● Problem statement: Keep only the lines of the listing that include the word "this", and copy them.

● Records to use:

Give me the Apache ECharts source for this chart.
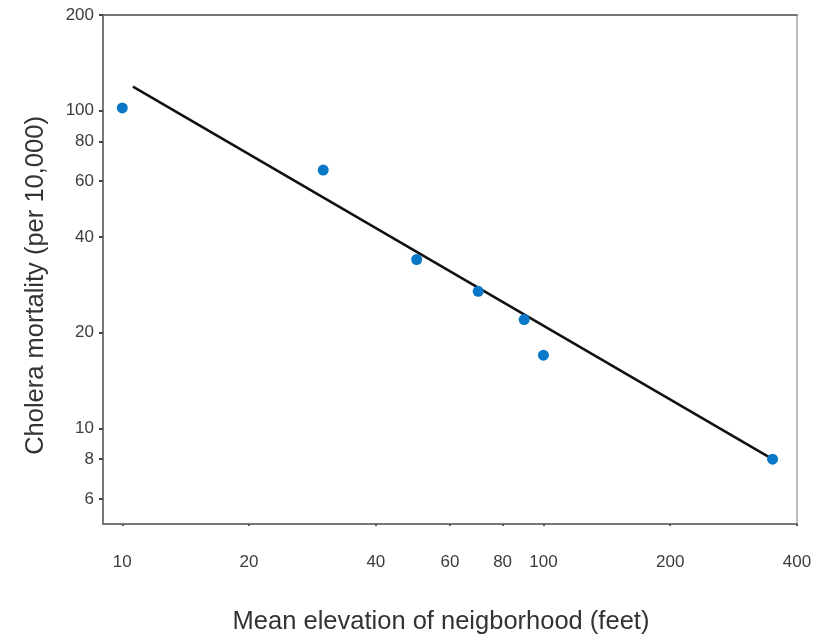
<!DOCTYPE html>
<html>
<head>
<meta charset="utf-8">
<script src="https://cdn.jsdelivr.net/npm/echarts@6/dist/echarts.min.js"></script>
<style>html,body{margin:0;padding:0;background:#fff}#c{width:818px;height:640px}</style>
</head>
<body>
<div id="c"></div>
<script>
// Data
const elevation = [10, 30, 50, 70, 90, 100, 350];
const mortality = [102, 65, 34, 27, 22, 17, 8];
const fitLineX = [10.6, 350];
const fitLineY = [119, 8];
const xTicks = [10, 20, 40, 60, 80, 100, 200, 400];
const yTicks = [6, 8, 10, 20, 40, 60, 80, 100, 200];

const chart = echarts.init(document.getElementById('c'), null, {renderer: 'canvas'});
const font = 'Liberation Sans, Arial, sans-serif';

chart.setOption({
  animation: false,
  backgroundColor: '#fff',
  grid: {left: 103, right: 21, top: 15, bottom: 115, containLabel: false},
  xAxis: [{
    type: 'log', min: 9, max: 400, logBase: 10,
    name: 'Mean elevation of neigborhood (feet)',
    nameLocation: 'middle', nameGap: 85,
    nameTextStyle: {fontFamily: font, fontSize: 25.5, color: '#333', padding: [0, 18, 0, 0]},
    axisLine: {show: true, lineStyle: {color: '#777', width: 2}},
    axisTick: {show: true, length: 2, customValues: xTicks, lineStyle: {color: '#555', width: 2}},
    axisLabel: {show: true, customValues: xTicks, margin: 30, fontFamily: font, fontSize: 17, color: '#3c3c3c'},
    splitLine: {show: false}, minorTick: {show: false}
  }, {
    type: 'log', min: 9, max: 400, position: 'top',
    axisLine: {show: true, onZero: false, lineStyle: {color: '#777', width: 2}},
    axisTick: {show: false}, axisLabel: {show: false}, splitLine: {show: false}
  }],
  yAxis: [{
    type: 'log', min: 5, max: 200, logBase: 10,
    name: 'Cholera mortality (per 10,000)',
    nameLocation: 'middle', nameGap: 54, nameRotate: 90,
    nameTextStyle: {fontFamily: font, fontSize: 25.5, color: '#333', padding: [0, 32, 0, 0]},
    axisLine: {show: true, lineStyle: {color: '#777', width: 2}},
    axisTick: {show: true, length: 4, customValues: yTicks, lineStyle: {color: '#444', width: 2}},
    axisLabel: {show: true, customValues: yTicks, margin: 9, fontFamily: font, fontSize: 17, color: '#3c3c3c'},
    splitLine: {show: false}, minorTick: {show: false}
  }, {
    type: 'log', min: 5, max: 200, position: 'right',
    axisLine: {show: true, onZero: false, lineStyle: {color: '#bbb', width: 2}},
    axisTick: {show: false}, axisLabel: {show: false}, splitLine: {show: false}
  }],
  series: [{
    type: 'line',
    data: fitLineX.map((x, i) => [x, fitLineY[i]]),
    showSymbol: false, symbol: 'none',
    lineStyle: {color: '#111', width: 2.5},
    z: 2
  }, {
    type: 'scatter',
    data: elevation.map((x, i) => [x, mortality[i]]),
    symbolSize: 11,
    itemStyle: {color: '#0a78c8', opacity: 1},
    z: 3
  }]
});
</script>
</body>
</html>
--
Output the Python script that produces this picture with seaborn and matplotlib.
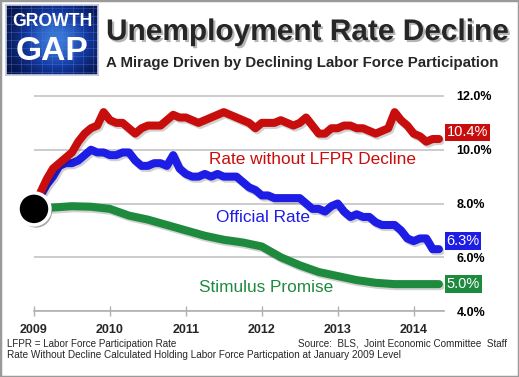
==
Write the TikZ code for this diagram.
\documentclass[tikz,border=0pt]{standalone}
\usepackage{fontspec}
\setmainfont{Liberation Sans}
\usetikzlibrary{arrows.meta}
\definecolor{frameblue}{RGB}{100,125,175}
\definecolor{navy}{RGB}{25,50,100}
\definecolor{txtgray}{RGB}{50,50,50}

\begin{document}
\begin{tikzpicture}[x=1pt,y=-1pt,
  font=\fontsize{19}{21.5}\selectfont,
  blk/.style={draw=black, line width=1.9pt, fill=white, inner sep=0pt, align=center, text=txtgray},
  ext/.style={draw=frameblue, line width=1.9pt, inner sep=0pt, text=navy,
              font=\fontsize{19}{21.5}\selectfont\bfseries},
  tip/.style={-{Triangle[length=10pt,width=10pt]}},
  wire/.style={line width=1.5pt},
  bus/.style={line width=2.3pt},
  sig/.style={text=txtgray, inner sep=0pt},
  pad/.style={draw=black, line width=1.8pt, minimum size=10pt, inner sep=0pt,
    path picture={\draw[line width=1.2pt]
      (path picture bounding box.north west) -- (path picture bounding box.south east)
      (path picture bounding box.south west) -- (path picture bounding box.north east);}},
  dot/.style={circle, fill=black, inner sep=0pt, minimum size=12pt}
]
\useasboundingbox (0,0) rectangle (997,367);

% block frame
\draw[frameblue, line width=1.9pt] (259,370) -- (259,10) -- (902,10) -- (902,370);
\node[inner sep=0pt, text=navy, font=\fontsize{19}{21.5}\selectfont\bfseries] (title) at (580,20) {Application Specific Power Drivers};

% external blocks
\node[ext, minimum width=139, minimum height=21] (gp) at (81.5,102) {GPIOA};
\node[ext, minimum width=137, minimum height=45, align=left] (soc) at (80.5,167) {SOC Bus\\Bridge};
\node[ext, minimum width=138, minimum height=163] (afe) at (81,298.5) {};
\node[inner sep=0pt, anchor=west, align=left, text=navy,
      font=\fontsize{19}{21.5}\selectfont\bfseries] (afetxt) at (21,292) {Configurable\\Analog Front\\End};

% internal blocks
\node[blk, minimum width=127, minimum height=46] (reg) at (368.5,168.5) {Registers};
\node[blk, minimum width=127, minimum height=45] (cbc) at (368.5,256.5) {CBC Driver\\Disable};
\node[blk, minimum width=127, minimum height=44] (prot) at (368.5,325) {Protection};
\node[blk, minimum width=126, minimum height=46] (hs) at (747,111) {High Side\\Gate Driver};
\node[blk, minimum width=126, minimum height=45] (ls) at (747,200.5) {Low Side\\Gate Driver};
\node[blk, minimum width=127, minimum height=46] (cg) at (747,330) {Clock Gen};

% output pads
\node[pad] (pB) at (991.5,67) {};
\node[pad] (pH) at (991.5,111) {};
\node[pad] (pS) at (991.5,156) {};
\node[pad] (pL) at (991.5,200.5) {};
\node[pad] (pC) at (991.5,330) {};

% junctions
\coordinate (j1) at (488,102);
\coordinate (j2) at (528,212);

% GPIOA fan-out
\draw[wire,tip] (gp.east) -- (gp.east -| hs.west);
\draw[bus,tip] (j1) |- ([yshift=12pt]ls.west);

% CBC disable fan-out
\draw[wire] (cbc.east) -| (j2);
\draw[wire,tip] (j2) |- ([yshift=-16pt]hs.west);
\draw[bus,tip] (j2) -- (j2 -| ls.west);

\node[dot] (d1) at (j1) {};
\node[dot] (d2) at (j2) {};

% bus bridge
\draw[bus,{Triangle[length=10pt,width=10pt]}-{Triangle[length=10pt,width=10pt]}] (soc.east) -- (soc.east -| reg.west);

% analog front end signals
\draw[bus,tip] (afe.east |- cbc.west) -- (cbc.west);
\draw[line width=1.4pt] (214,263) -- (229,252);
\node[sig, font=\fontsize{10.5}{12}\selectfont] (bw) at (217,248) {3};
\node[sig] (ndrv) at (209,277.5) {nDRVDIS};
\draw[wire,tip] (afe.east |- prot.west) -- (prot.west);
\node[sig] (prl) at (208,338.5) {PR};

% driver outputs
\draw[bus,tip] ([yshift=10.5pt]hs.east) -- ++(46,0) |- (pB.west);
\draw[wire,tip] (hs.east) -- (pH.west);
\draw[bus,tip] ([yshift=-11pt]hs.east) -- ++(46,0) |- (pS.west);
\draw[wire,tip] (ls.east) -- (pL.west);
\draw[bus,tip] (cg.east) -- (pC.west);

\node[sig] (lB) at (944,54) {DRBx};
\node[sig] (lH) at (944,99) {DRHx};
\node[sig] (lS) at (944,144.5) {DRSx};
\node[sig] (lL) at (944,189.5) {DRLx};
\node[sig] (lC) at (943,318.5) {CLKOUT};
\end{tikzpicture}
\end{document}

● Solved exercise:
Give me the Apache ECharts source for this chart.
Output the Python script that produces this picture with seaborn and matplotlib.
Write the TikZ code for this diagram.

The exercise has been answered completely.